Les habla, entonces, de su situación, en la cual la mayoría están confinados a tareas secundarias o bestiales. Les explica de dónde proviene la riqueza que vuelve a los privilegiados desdeñosos y prepotentes. Con palabras simples les expone la teoría marxista del valor. Y, enseguida, desnuda la situación de los asalariados y en particular de los negros en el sistema imperante.
“Pero no estamos solos en esta esclavitud —dice—. Hay millones más en el mundo entero, de todos los colores, razas y credos. Debemos recordar esto. Hay muchos de nuestra raza que odian a los pobres de raza blanca [...]. Ese odio es un gran mal y de él no puede surgir nada bueno. Debemos recordar las palabras de Karl Marx y ver la verdad a la luz de sus enseñanzas. La injusticia y el desamparo deben unimos, no separamos. Recordemos que nosotros damos valor a las cosas de esta tierra con nuestro trabajo. Debemos conservar en nuestros corazones estas verdades básicas de Karl Marx y no olvidarlas nunca”.

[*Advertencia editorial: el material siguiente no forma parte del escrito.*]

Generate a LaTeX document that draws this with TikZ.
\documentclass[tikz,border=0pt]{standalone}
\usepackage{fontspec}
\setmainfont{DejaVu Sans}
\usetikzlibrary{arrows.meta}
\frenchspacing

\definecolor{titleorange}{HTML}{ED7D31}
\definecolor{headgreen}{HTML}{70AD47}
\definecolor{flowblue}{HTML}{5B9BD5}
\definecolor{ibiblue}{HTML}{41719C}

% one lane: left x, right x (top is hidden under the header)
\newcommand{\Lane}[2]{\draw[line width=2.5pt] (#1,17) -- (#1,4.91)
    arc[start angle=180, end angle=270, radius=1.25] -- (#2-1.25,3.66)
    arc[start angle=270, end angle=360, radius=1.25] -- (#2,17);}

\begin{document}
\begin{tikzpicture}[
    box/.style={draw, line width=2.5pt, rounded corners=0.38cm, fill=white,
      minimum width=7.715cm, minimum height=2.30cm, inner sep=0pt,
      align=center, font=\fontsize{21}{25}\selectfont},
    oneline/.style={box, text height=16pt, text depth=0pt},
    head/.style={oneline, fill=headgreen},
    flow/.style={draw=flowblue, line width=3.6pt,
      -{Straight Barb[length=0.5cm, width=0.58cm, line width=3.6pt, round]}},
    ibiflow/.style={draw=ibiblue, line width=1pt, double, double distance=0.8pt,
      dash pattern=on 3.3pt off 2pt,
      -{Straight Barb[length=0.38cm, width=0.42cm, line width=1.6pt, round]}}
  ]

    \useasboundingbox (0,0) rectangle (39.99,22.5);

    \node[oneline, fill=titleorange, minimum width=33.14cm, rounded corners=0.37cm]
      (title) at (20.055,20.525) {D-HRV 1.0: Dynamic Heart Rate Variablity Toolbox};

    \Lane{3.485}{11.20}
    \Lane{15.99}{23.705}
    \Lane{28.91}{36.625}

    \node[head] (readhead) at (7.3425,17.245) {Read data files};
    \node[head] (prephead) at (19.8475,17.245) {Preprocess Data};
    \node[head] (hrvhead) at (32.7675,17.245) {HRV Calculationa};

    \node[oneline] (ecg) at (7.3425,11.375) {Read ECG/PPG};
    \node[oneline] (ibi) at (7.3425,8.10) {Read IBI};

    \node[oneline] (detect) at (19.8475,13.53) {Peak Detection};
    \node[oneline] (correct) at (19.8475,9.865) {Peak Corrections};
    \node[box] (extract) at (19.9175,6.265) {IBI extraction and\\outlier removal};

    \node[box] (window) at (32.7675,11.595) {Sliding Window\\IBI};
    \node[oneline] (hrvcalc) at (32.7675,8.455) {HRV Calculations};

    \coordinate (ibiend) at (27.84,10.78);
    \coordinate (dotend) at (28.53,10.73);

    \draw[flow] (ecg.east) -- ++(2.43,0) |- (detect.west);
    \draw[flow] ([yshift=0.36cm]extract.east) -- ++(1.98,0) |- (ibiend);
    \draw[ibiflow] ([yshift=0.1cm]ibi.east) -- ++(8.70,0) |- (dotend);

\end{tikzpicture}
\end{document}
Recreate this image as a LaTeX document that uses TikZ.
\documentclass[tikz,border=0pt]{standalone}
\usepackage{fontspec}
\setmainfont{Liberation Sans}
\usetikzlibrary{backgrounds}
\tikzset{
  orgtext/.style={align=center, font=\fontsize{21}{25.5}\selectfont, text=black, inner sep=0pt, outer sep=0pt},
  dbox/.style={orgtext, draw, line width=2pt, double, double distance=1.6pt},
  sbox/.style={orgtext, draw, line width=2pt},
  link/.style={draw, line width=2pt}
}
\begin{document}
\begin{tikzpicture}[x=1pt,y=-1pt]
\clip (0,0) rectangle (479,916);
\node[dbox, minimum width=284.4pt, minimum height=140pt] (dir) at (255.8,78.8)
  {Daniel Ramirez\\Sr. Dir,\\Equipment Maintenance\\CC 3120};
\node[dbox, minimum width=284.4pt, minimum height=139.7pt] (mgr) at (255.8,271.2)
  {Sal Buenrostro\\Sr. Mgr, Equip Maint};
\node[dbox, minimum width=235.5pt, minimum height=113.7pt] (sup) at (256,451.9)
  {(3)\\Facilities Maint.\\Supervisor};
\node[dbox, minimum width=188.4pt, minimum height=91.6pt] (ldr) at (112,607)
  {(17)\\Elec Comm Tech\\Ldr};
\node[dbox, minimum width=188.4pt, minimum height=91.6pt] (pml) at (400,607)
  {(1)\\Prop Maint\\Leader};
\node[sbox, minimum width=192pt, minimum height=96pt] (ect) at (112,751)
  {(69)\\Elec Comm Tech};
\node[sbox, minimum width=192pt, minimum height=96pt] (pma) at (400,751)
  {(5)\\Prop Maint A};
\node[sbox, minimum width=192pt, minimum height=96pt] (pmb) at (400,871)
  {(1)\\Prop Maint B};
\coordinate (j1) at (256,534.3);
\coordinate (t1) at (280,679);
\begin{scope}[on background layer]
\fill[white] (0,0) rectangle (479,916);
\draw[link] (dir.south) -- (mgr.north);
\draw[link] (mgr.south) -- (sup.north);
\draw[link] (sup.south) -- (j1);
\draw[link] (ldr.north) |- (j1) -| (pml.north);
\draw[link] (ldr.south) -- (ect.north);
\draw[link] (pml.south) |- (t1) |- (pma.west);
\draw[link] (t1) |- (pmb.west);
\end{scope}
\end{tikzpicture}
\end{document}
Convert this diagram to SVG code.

Al calor de sus propias palabras, el amor por los suyos y la convicción del doctor Copeland crecen, y terminan estallando en esta arenga:
“¡Miembros de la raza negra! En nosotros están todas las riquezas de la mente y el alma humana. Ofrecemos el más preciado de todos los dones. Pero nuestra contribución es rechazada con desprecio y malevolencia. Nuestra ofrenda es arrojada al lodo y desperdiciada. Se nos obliga a ejecutar trabajos más inútiles que los de las bestias. ¡Negros! ¡Debemos levantarnos y unirnos! ¡Debemos ser libres!”
Pero en la habitación surge un creciente murmullo. La histeria cunde, retumban los gemidos y los gritos:
“—¡Sálvanos!
“—¡Dios Todopoderoso! ¡Sácanos de este valle de la muerte!
“—¡Aleluya! ¡Sálvanos, Señor!”

Así es la realidad: indócil. Ya lo sabía esta chiquilla de veinte años, de un pueblo perdido en el sur de Estados Unidos.
A ella —y a nosotros— “le tocaron, como a todos los hombres, tiempos difíciles”: Borges.